The incendiary invocation of “Burn Baby Burn”, a blazing orange neon sign high up the wall greets the visitor to the fifth floor of the AGO. Disco music pounds in the background and a huge curtain shimmers to block the outside light. We enter Theaster Gates’ politically charged colonization.

Gates is a Black artist and professor at the University of Chicago who deploys strategies of rebuilding in an effort to reinstate Black value. For this exhibition he has themed rooms to express aspects of Black experience, creating shrines to people like W.E.B. Du Bois, Muddy Waters, George Black and Frankie Knuckles, who made significant contributions to Black identity. For Gates, institutions enshrine prejudice in their very architectural structure and by infiltrating the AGO he can begin laying his own bricks within that prejudice.

The root of his strategy lies in Relational Aesthetics, a socialist way of making art defined by Nicolas Bourriaud, who sees the artist as a channel through which the whole of human social relations are engaged. The art object and gallery are obsolete in this view as the subject is the entire life experience or flux of living. The goal is to create the right situation for people to identify with and partake.

Theaster Gates is an extraordinary artist. Through his Rebuild Foundation he has acquired and renovated many abandoned structures in Chicago, turning them into libraries and archival storage spaces, artists spaces and communal meeting places dedicated to preserving Black history.

The immersive installation at the AGO expands Black identity and presents art forms like music within the relational aesthetic context. House music was dance music created by DJ’s using synthesizers and sequencers. It originated in Chicago during the ‘80s and spread throughout the world, taking on various forms like deep house and techno. For Gates the act of dancing to house music is like freeing the psyche from oppression. The body is stimulated to occupy its own space.

A house is a place of refuge without which we are lost. The House of House room is the foundation. It is an austere, dark room with signage for Founders, Trustees and Patrons dominating the walls. A mission statement on the wall clarifies the overall intention. Gates wrote to other Black artists asking them to articulate their experience of Negro Progress and the art-world. A book contains their responses. A skeletal building in plaster is on the floor, a model for a future restoration.

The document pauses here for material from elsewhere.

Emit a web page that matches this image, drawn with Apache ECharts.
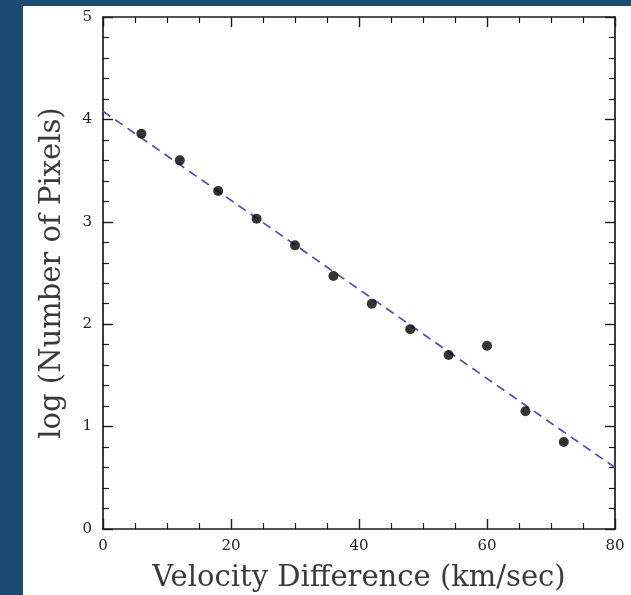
<!DOCTYPE html>
<html>
<head>
<meta charset="utf-8">
<script src="https://cdn.jsdelivr.net/npm/echarts@6/dist/echarts.min.js"></script>
<style>
html,body{margin:0;padding:0;background:#1b4a73;}
#c{width:631px;height:595px;}
</style>
</head>
<body>
<div id="c"></div>
<script>
const velocity = [6, 12, 18, 24, 30, 36, 42, 48, 54, 60, 66, 72];
const logPixels = [3.86, 3.60, 3.30, 3.03, 2.77, 2.47, 2.20, 1.95, 1.70, 1.79, 1.15, 0.85];
const fitX = [0, 80];
const fitY = [4.08, 0.60];
const xTitle = 'Velocity Difference (km/sec)';
const yTitle = 'log (Number of Pixels)';

const chart = echarts.init(document.getElementById('c'), null, {renderer: 'canvas'});
const font = '"DejaVu Serif", "Liberation Serif", serif';
const axisCommon = {
  axisLine: {show: true, onZero: false, lineStyle: {color: '#1a1a1a', width: 1.7}},
  axisTick: {show: true, inside: true, length: 10, lineStyle: {color: '#1a1a1a', width: 1.4}},
  minorTick: {show: true, length: 6, lineStyle: {color: '#1a1a1a', width: 1.2}},
  splitLine: {show: false}
};
chart.setOption({
  backgroundColor: '#1b4a73',
  animation: false,
  graphic: [{type: 'rect', shape: {x: 23, y: 6, width: 608, height: 589}, style: {fill: '#ffffff'}, z: -10}],
  grid: {left: 103, right: 16, top: 17, bottom: 66, containLabel: false, outerBoundsMode: 'none'},
  xAxis: [
    Object.assign({}, axisCommon, {
      type: 'value', min: 0, max: 80, interval: 20, position: 'bottom',
      minorTick: Object.assign({}, axisCommon.minorTick, {splitNumber: 4}),
      axisLabel: {fontFamily: font, fontSize: 15, color: '#222', margin: 10},
      name: xTitle, nameLocation: 'middle', nameGap: 35,
      nameTextStyle: {fontFamily: font, fontSize: 29, color: '#3a3a3a'}
    }),
    Object.assign({}, axisCommon, {
      type: 'value', min: 0, max: 80, interval: 20, position: 'top',
      minorTick: Object.assign({}, axisCommon.minorTick, {splitNumber: 4}),
      axisLabel: {show: false}
    })
  ],
  yAxis: [
    Object.assign({}, axisCommon, {
      type: 'value', min: 0, max: 5, interval: 1, position: 'left',
      minorTick: Object.assign({}, axisCommon.minorTick, {splitNumber: 5}),
      axisLabel: {fontFamily: font, fontSize: 15, color: '#222', margin: 11},
      name: yTitle, nameLocation: 'middle', nameGap: 36,
      nameTextStyle: {fontFamily: font, fontSize: 29, color: '#3a3a3a'}
    }),
    Object.assign({}, axisCommon, {
      type: 'value', min: 0, max: 5, interval: 1, position: 'right',
      minorTick: Object.assign({}, axisCommon.minorTick, {splitNumber: 5}),
      axisLabel: {show: false}
    })
  ],
  series: [
    {
      type: 'line', xAxisIndex: 0, yAxisIndex: 0,
      data: fitX.map((x, i) => [x, fitY[i]]),
      showSymbol: false, symbol: 'none',
      lineStyle: {color: '#5050a4', width: 1.7, type: [9, 6]},
      z: 2
    },
    {
      type: 'scatter', xAxisIndex: 0, yAxisIndex: 0,
      data: velocity.map((x, i) => [x, logPixels[i]]),
      symbol: 'circle', symbolSize: 10,
      itemStyle: {color: '#000'},
      z: 3
    }
  ]
});
</script>
</body>
</html>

The next room features abstract paintings with minimalist-type stripes and bars, inspired by the 19th century graphs of W.E.B. Du Bois. Gates has pictorialized these graphs.

Reel House, the shrine to DJ Frankie Knuckles, who created House music, is constructed from wood paneling derived from demolished churches. It contains audio equipment playing his music. Nearby his collection of baseball caps is displayed in a window. In cross-pollination, Gates included 2 small dancing Baroque sculptures from the AGO’s collection, while installing elements of his House installation where they were on exhibit in gallery 122.

The House of Negro Progress features facsimiles of W.E.B. Du Bois’ pie charts considering Negro progress in freedom and land ownership from emancipation to 1900. Du Bois created the display for the Paris Exposition in the Palace of Social Economy and Congresses. Gates has also hung three paintings from the AGO collection by Black 19th century painter Robert S. Duncanson, who made paintings of abolitionists. He moved from the US to Montreal and became known for his landscape paintings.

The House of Muddy Waters is a reminder that his house is in need of redemption as it has fallen into disrepair. The plaque acknowledges his contribution to Black identity and exhorts the protection of his legacy. The model stands on a pedestal reminiscent of scaffolding. Looking through the windows, the rooms are covered in soil, indicating imminent destruction.

George Black was a brick maker and builder who became famous in the 19th century. His house and brickyard are preserved as historical sites and his daughter has donated some bricks to this exhibition. He made bricks by hand.

The final room is called Progress Palace. A video by Gates called “House Heads Liberation Training” plays on two walls alternately while a mountainous-looking mirrored light reflector turns, scattering clouds of light spots around the room. An empty DJ stand acknowledges the absence of the creator. The video imagery shows people dancing or striving to learn to dance as the house music pounds out its rhythms.

This immersive environment is an incredible display by Gates and if considered within Relational Aesthetics, makes important distinctions about the use of museums. The sense that Black artists have been excluded from institutional structures is a poignant reminder that museums are supposed to be for everyone.